**** Stored data ****
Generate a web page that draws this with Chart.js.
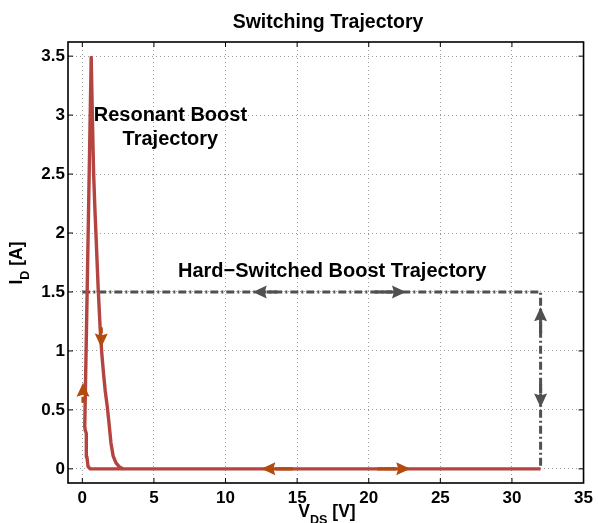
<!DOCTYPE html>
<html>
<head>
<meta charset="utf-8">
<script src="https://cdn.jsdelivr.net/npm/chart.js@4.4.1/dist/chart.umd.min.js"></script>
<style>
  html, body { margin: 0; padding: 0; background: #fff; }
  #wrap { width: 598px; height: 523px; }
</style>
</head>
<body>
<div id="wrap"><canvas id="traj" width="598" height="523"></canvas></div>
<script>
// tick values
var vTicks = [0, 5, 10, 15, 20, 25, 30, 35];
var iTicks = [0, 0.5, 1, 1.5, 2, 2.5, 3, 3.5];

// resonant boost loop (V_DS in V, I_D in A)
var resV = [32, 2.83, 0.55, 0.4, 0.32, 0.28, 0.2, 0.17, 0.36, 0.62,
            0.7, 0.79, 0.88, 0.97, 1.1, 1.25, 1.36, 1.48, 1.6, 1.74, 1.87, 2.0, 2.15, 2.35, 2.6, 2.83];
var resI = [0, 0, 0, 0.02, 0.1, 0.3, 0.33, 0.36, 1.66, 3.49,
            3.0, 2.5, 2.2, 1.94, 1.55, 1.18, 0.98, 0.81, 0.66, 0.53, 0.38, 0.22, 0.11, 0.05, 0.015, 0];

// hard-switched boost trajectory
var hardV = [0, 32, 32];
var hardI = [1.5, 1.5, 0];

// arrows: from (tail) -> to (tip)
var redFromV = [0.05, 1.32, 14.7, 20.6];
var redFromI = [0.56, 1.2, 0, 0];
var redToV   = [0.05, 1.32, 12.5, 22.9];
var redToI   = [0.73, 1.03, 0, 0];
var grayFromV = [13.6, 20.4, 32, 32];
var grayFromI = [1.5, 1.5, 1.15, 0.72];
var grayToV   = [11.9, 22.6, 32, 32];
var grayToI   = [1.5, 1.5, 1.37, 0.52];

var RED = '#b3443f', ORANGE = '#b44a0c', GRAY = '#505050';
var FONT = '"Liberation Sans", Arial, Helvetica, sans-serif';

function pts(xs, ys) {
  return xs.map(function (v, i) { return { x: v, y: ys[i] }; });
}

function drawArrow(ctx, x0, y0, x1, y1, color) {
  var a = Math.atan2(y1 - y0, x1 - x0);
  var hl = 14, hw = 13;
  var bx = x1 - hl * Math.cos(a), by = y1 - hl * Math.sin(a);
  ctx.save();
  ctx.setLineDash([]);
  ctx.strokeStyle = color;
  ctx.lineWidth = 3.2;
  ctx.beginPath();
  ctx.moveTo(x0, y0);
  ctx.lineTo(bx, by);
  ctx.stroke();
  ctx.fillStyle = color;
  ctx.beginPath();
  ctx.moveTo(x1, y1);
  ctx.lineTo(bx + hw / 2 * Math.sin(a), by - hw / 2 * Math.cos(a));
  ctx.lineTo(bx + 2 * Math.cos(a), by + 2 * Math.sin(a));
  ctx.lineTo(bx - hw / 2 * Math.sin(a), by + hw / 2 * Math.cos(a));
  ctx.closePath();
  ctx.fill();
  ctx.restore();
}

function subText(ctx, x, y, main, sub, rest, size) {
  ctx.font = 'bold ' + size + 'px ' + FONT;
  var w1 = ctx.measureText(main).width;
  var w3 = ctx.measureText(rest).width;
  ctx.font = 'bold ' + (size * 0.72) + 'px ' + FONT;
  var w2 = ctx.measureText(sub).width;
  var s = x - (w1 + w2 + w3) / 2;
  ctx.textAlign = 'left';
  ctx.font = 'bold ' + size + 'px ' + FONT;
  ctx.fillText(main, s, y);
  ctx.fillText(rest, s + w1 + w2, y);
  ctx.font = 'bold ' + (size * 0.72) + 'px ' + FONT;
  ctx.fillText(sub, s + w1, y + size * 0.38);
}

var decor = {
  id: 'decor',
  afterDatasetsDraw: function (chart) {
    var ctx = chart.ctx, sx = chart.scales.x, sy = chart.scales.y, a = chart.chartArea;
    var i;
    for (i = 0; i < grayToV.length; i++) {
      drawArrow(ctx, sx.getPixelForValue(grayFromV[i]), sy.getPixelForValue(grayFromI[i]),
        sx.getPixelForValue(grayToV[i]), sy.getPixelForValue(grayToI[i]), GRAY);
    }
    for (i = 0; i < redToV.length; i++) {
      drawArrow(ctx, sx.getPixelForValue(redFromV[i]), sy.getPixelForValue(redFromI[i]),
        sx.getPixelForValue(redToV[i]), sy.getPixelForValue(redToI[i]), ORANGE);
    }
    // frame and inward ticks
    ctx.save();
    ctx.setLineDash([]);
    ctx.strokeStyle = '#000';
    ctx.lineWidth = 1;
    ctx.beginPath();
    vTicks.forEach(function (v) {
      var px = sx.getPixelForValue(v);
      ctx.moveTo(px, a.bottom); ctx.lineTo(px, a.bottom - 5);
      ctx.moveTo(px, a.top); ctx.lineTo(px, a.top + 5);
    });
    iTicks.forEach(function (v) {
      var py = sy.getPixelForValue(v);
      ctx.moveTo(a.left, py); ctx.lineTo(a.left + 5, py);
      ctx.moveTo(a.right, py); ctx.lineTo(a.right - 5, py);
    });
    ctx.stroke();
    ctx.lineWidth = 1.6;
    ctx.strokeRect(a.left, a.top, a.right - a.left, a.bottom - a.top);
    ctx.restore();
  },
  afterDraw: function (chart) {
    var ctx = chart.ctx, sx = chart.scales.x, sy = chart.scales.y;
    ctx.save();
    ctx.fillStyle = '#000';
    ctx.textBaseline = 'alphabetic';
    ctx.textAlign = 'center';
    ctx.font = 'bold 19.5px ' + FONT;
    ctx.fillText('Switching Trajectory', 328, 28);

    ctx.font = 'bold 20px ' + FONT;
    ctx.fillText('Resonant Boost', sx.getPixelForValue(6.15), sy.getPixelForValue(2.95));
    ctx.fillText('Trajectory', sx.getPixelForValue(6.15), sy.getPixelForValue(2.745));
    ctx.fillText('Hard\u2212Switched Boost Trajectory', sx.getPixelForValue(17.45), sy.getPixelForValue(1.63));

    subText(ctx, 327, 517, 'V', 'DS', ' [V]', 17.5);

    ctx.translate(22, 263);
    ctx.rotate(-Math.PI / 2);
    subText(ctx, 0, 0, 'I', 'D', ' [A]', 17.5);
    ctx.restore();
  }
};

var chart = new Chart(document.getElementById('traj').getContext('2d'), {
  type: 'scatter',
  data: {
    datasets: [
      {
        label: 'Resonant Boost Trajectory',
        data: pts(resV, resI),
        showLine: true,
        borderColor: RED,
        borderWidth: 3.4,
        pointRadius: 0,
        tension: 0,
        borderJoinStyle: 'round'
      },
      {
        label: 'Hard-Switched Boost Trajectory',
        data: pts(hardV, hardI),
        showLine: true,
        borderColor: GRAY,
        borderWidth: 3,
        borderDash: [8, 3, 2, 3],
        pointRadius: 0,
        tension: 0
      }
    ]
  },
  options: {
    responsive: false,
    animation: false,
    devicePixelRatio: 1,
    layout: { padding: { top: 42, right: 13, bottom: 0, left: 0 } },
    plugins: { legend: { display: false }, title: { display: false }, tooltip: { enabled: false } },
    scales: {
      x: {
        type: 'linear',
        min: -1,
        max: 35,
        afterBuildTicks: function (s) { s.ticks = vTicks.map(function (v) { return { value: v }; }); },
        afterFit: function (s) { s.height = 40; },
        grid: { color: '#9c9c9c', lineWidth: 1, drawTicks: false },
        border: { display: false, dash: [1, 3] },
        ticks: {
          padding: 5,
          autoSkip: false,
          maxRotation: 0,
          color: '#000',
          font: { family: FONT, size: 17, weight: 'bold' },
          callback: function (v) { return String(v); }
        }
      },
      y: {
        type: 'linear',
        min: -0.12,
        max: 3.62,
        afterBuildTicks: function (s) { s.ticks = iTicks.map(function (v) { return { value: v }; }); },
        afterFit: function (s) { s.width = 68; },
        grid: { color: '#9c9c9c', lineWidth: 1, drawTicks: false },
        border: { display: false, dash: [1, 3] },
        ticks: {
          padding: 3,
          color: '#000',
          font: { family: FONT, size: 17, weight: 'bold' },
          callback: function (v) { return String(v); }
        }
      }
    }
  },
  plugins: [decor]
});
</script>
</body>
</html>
****
#### What to do
Take the material above from its first line through the line holding "var hardI = [1.5, 1.5, 0];" and set it down exactly, without the pictures.

#### Solution for this problem
Generate a web page that draws this with Chart.js.
<!DOCTYPE html>
<html>
<head>
<meta charset="utf-8">
<script src="https://cdn.jsdelivr.net/npm/chart.js@4.4.1/dist/chart.umd.min.js"></script>
<style>
  html, body { margin: 0; padding: 0; background: #fff; }
  #wrap { width: 598px; height: 523px; }
</style>
</head>
<body>
<div id="wrap"><canvas id="traj" width="598" height="523"></canvas></div>
<script>
// tick values
var vTicks = [0, 5, 10, 15, 20, 25, 30, 35];
var iTicks = [0, 0.5, 1, 1.5, 2, 2.5, 3, 3.5];

// resonant boost loop (V_DS in V, I_D in A)
var resV = [32, 2.83, 0.55, 0.4, 0.32, 0.28, 0.2, 0.17, 0.36, 0.62,
            0.7, 0.79, 0.88, 0.97, 1.1, 1.25, 1.36, 1.48, 1.6, 1.74, 1.87, 2.0, 2.15, 2.35, 2.6, 2.83];
var resI = [0, 0, 0, 0.02, 0.1, 0.3, 0.33, 0.36, 1.66, 3.49,
            3.0, 2.5, 2.2, 1.94, 1.55, 1.18, 0.98, 0.81, 0.66, 0.53, 0.38, 0.22, 0.11, 0.05, 0.015, 0];

// hard-switched boost trajectory
var hardV = [0, 32, 32];
var hardI = [1.5, 1.5, 0];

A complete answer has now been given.